Cheekface - Emphatically Mo' (b-sides) [EP]

New Professor

Cheekface tap into real anxieties and the shared understanding among their peers that the present is spectacularly stupid, which only warms the heart.” – PASTE MAGAZINE

“Whimsical and entertaining … the band is talented at instilling life into the mundane.” – STEREOGUM

“By constantly invoking markers of escapism and consciousness, Emphatically No. wrings as much fun as possible out of decidedly not-fun times.” – EXCLAIM!

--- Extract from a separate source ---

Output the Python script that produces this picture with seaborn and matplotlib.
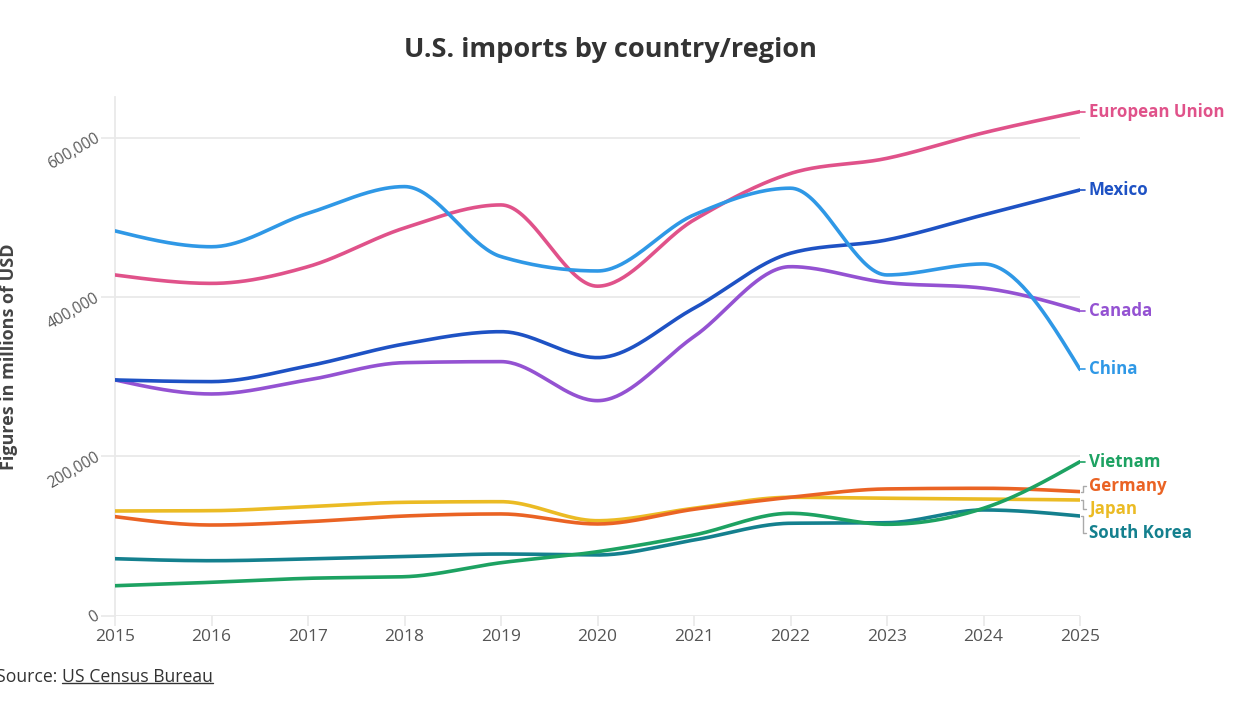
import numpy as np
import pandas as pd
import matplotlib
matplotlib.use("Agg")
import matplotlib.pyplot as plt
import seaborn as sns
from matplotlib.ticker import FuncFormatter

# ---------------- data (millions of USD) ----------------
years = [2015, 2016, 2017, 2018, 2019, 2020, 2021, 2022, 2023, 2024, 2025]
european_union = [427600, 417000, 438000, 486600, 515500, 413500, 496700, 555000, 574000, 606000, 632600]
mexico = [295800, 293700, 313400, 341000, 356400, 323800, 385800, 454900, 471600, 503000, 534300]
canada = [295800, 278200, 295800, 317500, 318800, 269800, 350200, 438000, 418000, 411000, 382800]
china = [482900, 463000, 505000, 538500, 450600, 432600, 503000, 536500, 427600, 441400, 309000]
vietnam = [37500, 41800, 46800, 48800, 66400, 80200, 101200, 128400, 114600, 134700, 193200]
germany = [124200, 113700, 117900, 125000, 127600, 115000, 133500, 148500, 159000, 159800, 155600]
japan = [131300, 131700, 136700, 142200, 143000, 119100, 134700, 148500, 147300, 146400, 145100]
south_korea = [71400, 68900, 71100, 74000, 77300, 76100, 94900, 115900, 116600, 132600, 125000]

series_names = ["European Union", "Mexico", "Canada", "China",
                "Vietnam", "Germany", "Japan", "South Korea"]
series_values = [european_union, mexico, canada, china,
                 vietnam, germany, japan, south_korea]
y_ticks = [0, 200000, 400000, 600000]

title_text = "U.S. imports by country/region"
y_label_text = "Figures in millions of USD"

# ---------------- styles ----------------
colors = {
    "European Union": "#E0528A",
    "Mexico": "#1E52C4",
    "Canada": "#9452D2",
    "China": "#2F98E6",
    "Vietnam": "#1DA262",
    "Germany": "#EA6324",
    "Japan": "#EBBB24",
    "South Korea": "#14808E",
}
# label vertical offsets (in value units) from the end point, for layout only
label_offsets = {
    "European Union": 0, "Mexico": 0, "Canada": 0, "China": 0,
    "Vietnam": 0, "Germany": 7000, "Japan": -11300, "South Korea": -21300,
}


def monotone_curve(x, y, n=40):
    """Monotone cubic (d3 curveMonotoneX-like) smoothing for drawing."""
    x = np.asarray(x, float)
    y = np.asarray(y, float)
    k = len(x)
    h = np.diff(x)
    s = np.diff(y) / h
    t = np.zeros(k)
    for i in range(1, k - 1):
        s0, s1 = s[i - 1], s[i]
        p = (s0 * h[i] + s1 * h[i - 1]) / (h[i - 1] + h[i])
        t[i] = (np.sign(s0) + np.sign(s1)) * min(abs(s0), abs(s1), 0.5 * abs(p))
    t[0] = (3 * s[0] - t[1]) / 2
    t[-1] = (3 * s[-1] - t[-2]) / 2
    xs, ys = [], []
    for i in range(k - 1):
        u = np.linspace(0, 1, n, endpoint=(i == k - 2))
        h00 = 2 * u**3 - 3 * u**2 + 1
        h10 = u**3 - 2 * u**2 + u
        h01 = -2 * u**3 + 3 * u**2
        h11 = u**3 - u**2
        xs.append(x[i] + u * h[i])
        ys.append(h00 * y[i] + h10 * h[i] * t[i] + h01 * y[i + 1] + h11 * h[i] * t[i + 1])
    return np.concatenate(xs), np.concatenate(ys)


rows = []
for name, vals in zip(series_names, series_values):
    xs, ys = monotone_curve(years, vals)
    rows.append(pd.DataFrame({"year": xs, "value": ys, "region": name}))
df = pd.concat(rows, ignore_index=True)

sns.set_theme(style="white")
plt.rcParams["font.family"] = ["Open Sans", "DejaVu Sans"]

fig = plt.figure(figsize=(12.5, 7.12), dpi=100)
ax = fig.add_axes([0.092, 0.1354, 0.772, 0.7284])

grid_c = "#E9E9E9"
for yt in y_ticks:
    ax.axhline(yt, color=grid_c, lw=1.3, zorder=0)

draw_order = ["Japan", "Germany", "South Korea", "Vietnam", "Canada", "Mexico", "European Union", "China"]
for name in draw_order:
    sub = df[df["region"] == name]
    sns.lineplot(data=sub, x="year", y="value", color=colors[name], lw=2.6,
                 sort=False, estimator=None, ax=ax, legend=False, zorder=3)

ax.set_xlim(years[0], years[-1])
ax.set_ylim(0, 651000)
ax.set_xticks(years)
ax.set_xticklabels([str(y) for y in years])
ax.set_yticks(y_ticks)
ax.yaxis.set_major_formatter(FuncFormatter(lambda v, p: f"{int(v):,}"))
for sp in ["top", "right", "bottom"]:
    ax.spines[sp].set_visible(False)
ax.spines["left"].set_color(grid_c)
ax.spines["left"].set_linewidth(1.3)
ax.tick_params(axis="x", length=7, width=1.2, color=grid_c, labelsize=12.5,
               labelcolor="#555555", pad=3, direction="out", bottom=True)
ax.tick_params(axis="y", length=10, width=1.2, color=grid_c, labelsize=11.2,
               labelcolor="#5a5a5a", pad=2, left=True)
for lbl in ax.get_yticklabels():
    lbl.set_rotation(30)
    lbl.set_ha("right")
    lbl.set_va("center")
    lbl.set_rotation_mode("anchor")
ax.set_xlabel("")
ax.set_ylabel(y_label_text, fontsize=13, fontweight="bold", color="#444444")
ax.yaxis.set_label_coords(-0.1005, 0.5)

# end labels
px_year = 1.0 / 96.5  # one pixel in year units
for name, vals in zip(series_names, series_values):
    yend = vals[-1]
    ylab = yend + label_offsets[name]
    c = colors[name]
    if label_offsets[name] == 0:
        ax.plot([years[-1], years[-1] + 5 * px_year], [yend, yend], color=c, lw=1.2,
                clip_on=False, zorder=3)
    else:
        xb = years[-1] + 3 * px_year
        ax.plot([years[-1] + 1 * px_year, xb, xb, years[-1] + 6 * px_year],
                [yend, yend, ylab, ylab], color="#AAAAAA", lw=1.0, clip_on=False, zorder=3)
    ax.text(years[-1] + 9 * px_year, ylab, name, color=c, fontsize=12.2, fontweight="bold",
            ha="left", va="center", clip_on=False)

fig.text(0.488, 0.930, title_text, ha="center", va="center", fontsize=19.5,
         fontweight="bold", color="#333333")

src1 = fig.text(-0.003, 0.049, "Source: ", ha="left", va="center", fontsize=12.7, color="#333333")
fig.canvas.draw()
r = fig.canvas.get_renderer()
bb = src1.get_window_extent(r)
x2 = bb.x1 / fig.bbox.width
src2 = fig.text(x2, 0.049, "US Census Bureau", ha="left", va="center", fontsize=12.7, color="#333333")
bb2 = src2.get_window_extent(r)
yu = (bb2.y0 + 3) / fig.bbox.height
fig.add_artist(plt.Line2D([bb2.x0 / fig.bbox.width, bb2.x1 / fig.bbox.width], [yu, yu],
                          color="#333333", lw=1.0, transform=fig.transFigure))

fig.savefig("out.png", dpi=100, facecolor="white")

“…Emphatically No. is unabashed absurdist joy, brought to life by the band’s upbeat instrumentals and tight rhythm section. Though everything is certainly not normal, no other band translates our ongoing existential crises into danceable fun quite the way Cheekface does.” – UNDER THE RADAR

Emphatically No. is such a fun listen front to back, nothing but punchy guitars, spastic rhythms, and wonderfully erratic song structures all housing a cleverness that makes Cheekface a wholly unique experience.” – POST-TRASH

Cheekface does an impeccable job of making the listener happy and acting as a supportive voice, someone to look to and take cues from.” – THE ALTERNATIVE

“We started recording the Emphatically No. album without enough songs, and we ended up with too many. So a few tunes fell under the axe that swung to keep a good flow in the track sequence and make the record short enough for a 12-inch LP. Not every song is your best song, and b-sides definitely aren’t, with the possible exception of Booker T’s ‘Green Onions.’ But with these four tracks, me and Mandy were definitely exploring the same themes of loneliness, futility, insomnia and Diet Coke as the rest of the album, so I think they make a pretty good companion,” said Cheekface singer and guitarist Greg Katz.

Cheekface is an indie rock trio from Los Angeles consisting of guitarist/singing person Greg Katz, bassist/other singing person Amanda Tannen and drummer Mark “Echo” Edwards. It’s a band obviously influenced by the great American talk-singers like Lou Reed, Jonathan Richman and Stephen Malkmus, British post-punk bands like Wire and The Fall, and proto-indie bands like The dB’s and Minutemen. But Cheekface chart their own course with their self-effacing, openhearted lyrics that set the mundanity of daily life against the backdrop of our chaotic world, as in the memorable “Best Life,” when Katz blurts out, “Due to personal reasons, I said nothing in therapy / we just laughed and laughed and laughed and laughed and laughed!”

The story starts in 2018, when the band’s second single “Dry Heat/Nice Town,” a playful pub rock tune about leftist protest culture, created an underground hubbub. It anchored the band’s debut album Therapy Island, released by the New Professor label in March 2019. In the wake of that album, Cheekface’s followup singles and singalong, everyone-in-the-audience-climbs-on-the-stage shows created a word-of-mouth cult around the band’s sideways lyrics, catchy choruses, and windows-down grooves.

Over the course of 2019 and 2020 Cheekface recorded their sophomore LP Emphatically No., released in January 2021 on New Professor. Paste Magazine called the record “essential listening” and it bowed as Bandcamp’s top-selling alternative album. They chased the album with singles “We Need a Bigger Dumpster” and “Next to Me (Yo Guy Version)” later in the year (both also on DISCO if you missed them).